→ Task details: Take the lines from the head of the listing through the one bearing "a_site_y = [0.0917, -0.0113, -0.0064, -0.128]" and copy them exactly, leaving every picture out.

→ Source excerpt:
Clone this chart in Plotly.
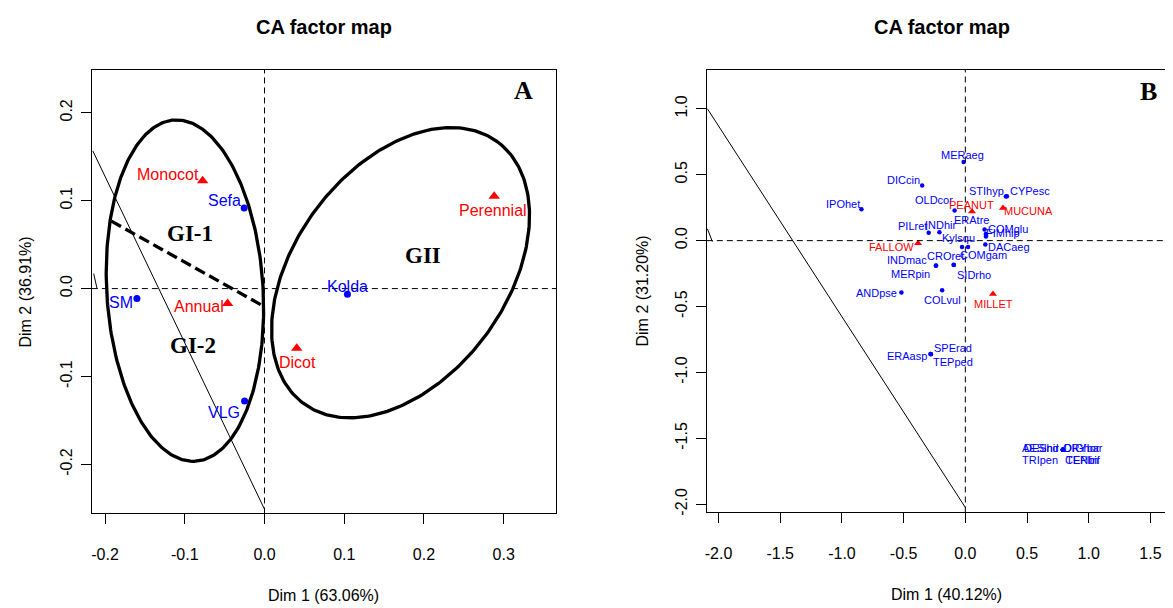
import numpy as np
import plotly.graph_objects as go

# The page body has an 8px default margin; the figure is sized/placed to compensate.
OFF = 8
W, H = 1173 - OFF, 608 - OFF

# ---------------- Panel A data ----------------
a_site_names = ["Sefa", "SM", "Kolda", "VLG"]
a_site_x = [-0.0255, -0.160, 0.104, -0.025]
a_site_y = [0.0917, -0.0113, -0.0064, -0.128]

a_type_names = ["Monocot", "Annual", "Dicot", "Perennial"]
a_type_x = [-0.0776, -0.0463, 0.0404, 0.288]
a_type_y = [0.1227, -0.017, -0.068, 0.105]

a_xticks = [-0.2, -0.1, 0.0, 0.1, 0.2, 0.3]
a_xticklabels = ["-0.2", "-0.1", "0.0", "0.1", "0.2", "0.3"]
a_yticks = [-0.2, -0.1, 0.0, 0.1, 0.2]
a_yticklabels = ["-0.2", "-0.1", "0.0", "0.1", "0.2"]

# ---------------- Panel B data ----------------
b_sp_names = ["MERaeg", "DICcin", "IPOhet", "OLDcor", "STIhyp", "CYPesc", "ERAtre",
              "COMglu", "FIMhip", "PILret", "INDhir", "Kylsqu", "COMgam", "DACaeg",
              "CROret", "SIDrho", "INDmac", "MERpin", "ANDpse", "COLvul", "ERAasp",
              "SPErad", "TEPped", "AESind", "DEShir", "ORYbar", "DIGhor", "TRIpen",
              "CENbif", "TEPlin"]
b_sp_x = [-0.014, -0.350, -0.842, -0.087, 0.328, 0.337, 0.156,
          0.166, 0.167, -0.297, -0.210, -0.027, 0.022, 0.162,
          -0.095, -0.093, -0.237, -0.239, -0.518, -0.188, -0.283,
          -0.279, -0.279, 0.790, 0.790, 0.791, 0.791, 0.790,
          0.791, 0.790]
b_sp_y = [0.597, 0.419, 0.238, 0.229, 0.334, 0.336, 0.085,
          0.051, 0.032, 0.059, 0.064, -0.049, -0.049, -0.029,
          -0.183, -0.185, -0.188, -0.190, -0.394, -0.377, -0.860,
          -0.860, -0.862, -1.586, -1.586, -1.586, -1.586, -1.587,
          -1.587, -1.586]

b_trt_names = ["FALLOW", "PEANUT", "MUCUNA", "MILLET"]
b_trt_x = [-0.383, 0.054, 0.305, 0.224]
b_trt_y = [-0.019, 0.220, 0.248, -0.405]

b_xticks = [-2.0, -1.5, -1.0, -0.5, 0.0, 0.5, 1.0, 1.5]
b_xticklabels = ["-2.0", "-1.5", "-1.0", "-0.5", "0.0", "0.5", "1.0", "1.5"]
b_yticks = [-2.0, -1.5, -1.0, -0.5, 0.0, 0.5, 1.0]
b_yticklabels = ["-2.0", "-1.5", "-1.0", "-0.5", "0.0", "0.5", "1.0"]

# ---------------- layout geometry (page pixels) ----------------
A_L, A_R, A_T, A_B = 90, 555, 70, 516
B_L, B_R, B_T, B_B = 706, 1173, 70, 515
A_XR = [-0.2165, 0.3656]
A_YR = [-0.2558, 0.2490]
B_XR = [-2.095, 1.6828]
B_YR = [-2.062, 1.2966]

sxA = (A_R - A_L) / (A_XR[1] - A_XR[0])
syA = (A_B - A_T) / (A_YR[1] - A_YR[0])


def px(xp):
    return (xp - OFF) / W


def py(yp):
    return 1 - (yp - OFF) / H


# label offsets (screen px, dy positive = down)
a_off = {"Monocot": (-34.4, -6), "Sefa": (-20, -7.3), "SM": (-16.3, 4), "Annual": (-28.2, 3.3),
         "Kolda": (0, -8), "Dicot": (0.8, 14), "Perennial": (-0.8, 14.4), "VLG": (-20.7, 11.7)}
b_off = {"MERaeg": (-1, -7), "DICcin": (-19, -5.3), "IPOhet": (-18.3, -5.6), "OLDcor": (-21, -10.8),
         "STIhyp": (-19.8, -5.5), "CYPesc": (22.6, -5.6), "ERAtre": (-13.3, -9.5),
         "COMglu": (22.5, -5), "FIMhip": (17.3, -3.5), "PILret": (-16.3, -6.7), "INDhir": (2, -7.3),
         "Kylsqu": (-3.4, -9), "COMgam": (15.6, 8.4), "DACaeg": (24, 3), "CROret": (-8.3, -8.3),
         "SIDrho": (19.8, 9.7), "INDmac": (-29, -5), "MERpin": (-25.5, 8), "ANDpse": (-25, 0.3),
         "COLvul": (0, 10), "ERAasp": (-23.3, 1.6), "SPErad": (22.2, -5.7), "TEPped": (22.2, 7.7),
         "AESind": (-22.7, -1.3), "DEShir": (-21.2, -1.3), "ORYbar": (20.3, -1.3), "DIGhor": (18.8, -1.3),
         "TRIpen": (-22.7, 10), "CENbif": (20.3, 10), "TEPlin": (19, 10),
         "FALLOW": (-27, 4), "PEANUT": (-0.7, -6.7), "MUCUNA": (25.6, 3.3), "MILLET": (0.3, 9.5)}

BLUE = "#0000FF"
RED = "#FF0000"
SANS = "Liberation Sans, Arial, sans-serif"
SERIF = "Liberation Serif, Times New Roman, serif"

fig = go.Figure()


def ellipse(cx, cy, a_px, b_px, ang_deg, n=300):
    t = np.linspace(0, 2 * np.pi, n)
    ang = np.deg2rad(ang_deg)
    ux = a_px * np.cos(t) * np.cos(ang) - b_px * np.sin(t) * np.sin(ang)
    uy = a_px * np.cos(t) * np.sin(ang) + b_px * np.sin(t) * np.cos(ang)
    return cx + ux / sxA, cy + uy / syA


# ellipses (group outlines) in panel A
for (cx, cy, a, b, ang) in [(-0.0998, -0.0023, 171.8, 78.3, -86.5),
                            (0.1706, 0.0181, 163.5, 106.0, 53.6)]:
    ex, ey = ellipse(cx, cy, a, b, ang)
    fig.add_trace(go.Scatter(x=ex, y=ey, mode="lines", line=dict(color="black", width=3.3),
                             hoverinfo="skip", showlegend=False, xaxis="x", yaxis="y"))

# thick dashed separator
fig.add_trace(go.Scatter(x=[-0.192, -0.0034], y=[0.0767, -0.0189], mode="lines",
                         line=dict(color="black", width=3.3, dash="11px,5px"),
                         showlegend=False, hoverinfo="skip", xaxis="x", yaxis="y"))
# thin lines A
fig.add_trace(go.Scatter(x=[-0.2153, 0.0], y=[0.1566, -0.251], mode="lines",
                         line=dict(color="black", width=1), showlegend=False, hoverinfo="skip",
                         xaxis="x", yaxis="y"))
fig.add_trace(go.Scatter(x=[-0.2142, -0.2100], y=[0.017, 0.0], mode="lines",
                         line=dict(color="black", width=1), showlegend=False, hoverinfo="skip",
                         xaxis="x", yaxis="y"))
# thin lines B
fig.add_trace(go.Scatter(x=[-2.09, 0.0], y=[1.0, -2.024], mode="lines",
                         line=dict(color="black", width=1), showlegend=False, hoverinfo="skip",
                         xaxis="x2", yaxis="y2"))
fig.add_trace(go.Scatter(x=[-2.09, -2.05], y=[0.089, -0.007], mode="lines",
                         line=dict(color="black", width=1), showlegend=False, hoverinfo="skip",
                         xaxis="x2", yaxis="y2"))

# points A
fig.add_trace(go.Scatter(x=a_site_x, y=a_site_y, mode="markers",
                         marker=dict(color=BLUE, size=7, symbol="circle"),
                         showlegend=False, xaxis="x", yaxis="y"))
fig.add_trace(go.Scatter(x=a_type_x, y=a_type_y, mode="markers",
                         marker=dict(color=RED, size=10, symbol="triangle-up"),
                         showlegend=False, xaxis="x", yaxis="y"))
# points B
fig.add_trace(go.Scatter(x=b_sp_x, y=b_sp_y, mode="markers",
                         marker=dict(color=BLUE, size=4.5, symbol="circle"),
                         showlegend=False, xaxis="x2", yaxis="y2"))
fig.add_trace(go.Scatter(x=b_trt_x, y=b_trt_y, mode="markers",
                         marker=dict(color=RED, size=7, symbol="triangle-up"),
                         showlegend=False, xaxis="x2", yaxis="y2"))

ann = []


def lab(name, x, y, off, color, size, xr, yr):
    dx, dy = off[name]
    ann.append(dict(x=x, y=y, xref=xr, yref=yr, text=name, showarrow=False,
                    xanchor="center", yanchor="middle",
                    xshift=dx, yshift=-dy, font=dict(family=SANS, size=size, color=color)))


for n, x, y in zip(a_site_names, a_site_x, a_site_y):
    lab(n, x, y, a_off, BLUE, 16, "x", "y")
for n, x, y in zip(a_type_names, a_type_x, a_type_y):
    lab(n, x, y, a_off, RED, 16, "x", "y")
for n, x, y in zip(b_sp_names, b_sp_x, b_sp_y):
    lab(n, x, y, b_off, BLUE, 11, "x2", "y2")
for n, x, y in zip(b_trt_names, b_trt_x, b_trt_y):
    lab(n, x, y, b_off, RED, 11, "x2", "y2")

# group labels
for txt, gx, gy in [("GI-1", -0.093, 0.0623), ("GII", 0.199, 0.0377), ("GI-2", -0.0897, -0.0649)]:
    ann.append(dict(x=gx, y=gy, xref="x", yref="y", text="<b>%s</b>" % txt, showarrow=False,
                    xanchor="center", yanchor="middle",
                    font=dict(family=SERIF, size=23, color="black")))

# panel letters
for txt, xp, yp in [("A", 522.3, 90.7), ("B", 1148.3, 91.7)]:
    ann.append(dict(x=px(xp), y=py(yp), xref="paper", yref="paper", text="<b>%s</b>" % txt,
                    xanchor="center", yanchor="middle",
                    showarrow=False, font=dict(family=SERIF, size=26, color="black")))

# titles
for txt, xp, yp in [("CA factor map", 322.5, 27), ("CA factor map", 942, 27)]:
    ann.append(dict(x=px(xp), y=py(yp), xref="paper", yref="paper", text="<b>%s</b>" % txt,
                    xanchor="center", yanchor="middle",
                    showarrow=False, font=dict(family=SANS, size=20, color="black")))
# axis titles
for txt, xp, yp, rot in [("Dim 1 (63.06%)", 322.5, 598, 0), ("Dim 1 (40.12%)", 946, 597, 0),
                         ("Dim 2 (36.91%)", 24, 293, -90), ("Dim 2 (31.20%)", 642, 292, -90)]:
    ann.append(dict(x=px(xp), y=py(yp), xref="paper", yref="paper", text=txt, textangle=rot,
                    xanchor="center", yanchor="middle",
                    showarrow=False, font=dict(family=SANS, size=16, color="black")))

shapes = []
dash_line = dict(color="black", width=1, dash="6px,4px")
shapes.append(dict(type="line", xref="x", yref="y domain", x0=0, x1=0, y0=0, y1=1, line=dash_line))
shapes.append(dict(type="line", xref="x domain", yref="y", x0=0, x1=1, y0=0, y1=0, line=dash_line))
shapes.append(dict(type="line", xref="x2", yref="y2 domain", x0=0, x1=0, y0=0, y1=1, line=dash_line))
shapes.append(dict(type="line", xref="x2 domain", yref="y2", x0=0, x1=1, y0=0, y1=0, line=dash_line))

axis_common = dict(showgrid=False, zeroline=False, showline=True, linecolor="black", linewidth=1,
                   ticks="outside", ticklen=10, tickcolor="black", tickwidth=1,
                   tickfont=dict(family=SANS, size=16, color="black"), fixedrange=True)

fig.update_layout(
    width=W, height=H, margin=dict(l=0, r=0, t=0, b=0),
    paper_bgcolor="white", plot_bgcolor="white", showlegend=False,
    xaxis=dict(domain=[px(A_L), px(A_R)], range=A_XR, tickvals=a_xticks, ticktext=a_xticklabels,
               mirror=True, anchor="y", ticklabelstandoff=16, **axis_common),
    yaxis=dict(domain=[py(A_B), py(A_T)], range=A_YR, tickvals=a_yticks, ticktext=a_yticklabels,
               mirror=True, anchor="x", tickangle=-90, ticklabelstandoff=2, **axis_common),
    xaxis2=dict(domain=[px(B_L), min(1.0, px(B_R))], range=B_XR, tickvals=b_xticks, ticktext=b_xticklabels,
                mirror=True, anchor="y2", ticklabelstandoff=16, **axis_common),
    yaxis2=dict(domain=[py(B_B), py(B_T)], range=B_YR, tickvals=b_yticks, ticktext=b_yticklabels,
                mirror=False, anchor="x2", tickangle=-90, ticklabelstandoff=2, **axis_common),
    annotations=ann, shapes=shapes,
)

fig.write_html("out.html")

→ Reply:
Clone this chart in Plotly.
import numpy as np
import plotly.graph_objects as go

# The page body has an 8px default margin; the figure is sized/placed to compensate.
OFF = 8
W, H = 1173 - OFF, 608 - OFF

# ---------------- Panel A data ----------------
a_site_names = ["Sefa", "SM", "Kolda", "VLG"]
a_site_x = [-0.0255, -0.160, 0.104, -0.025]
a_site_y = [0.0917, -0.0113, -0.0064, -0.128]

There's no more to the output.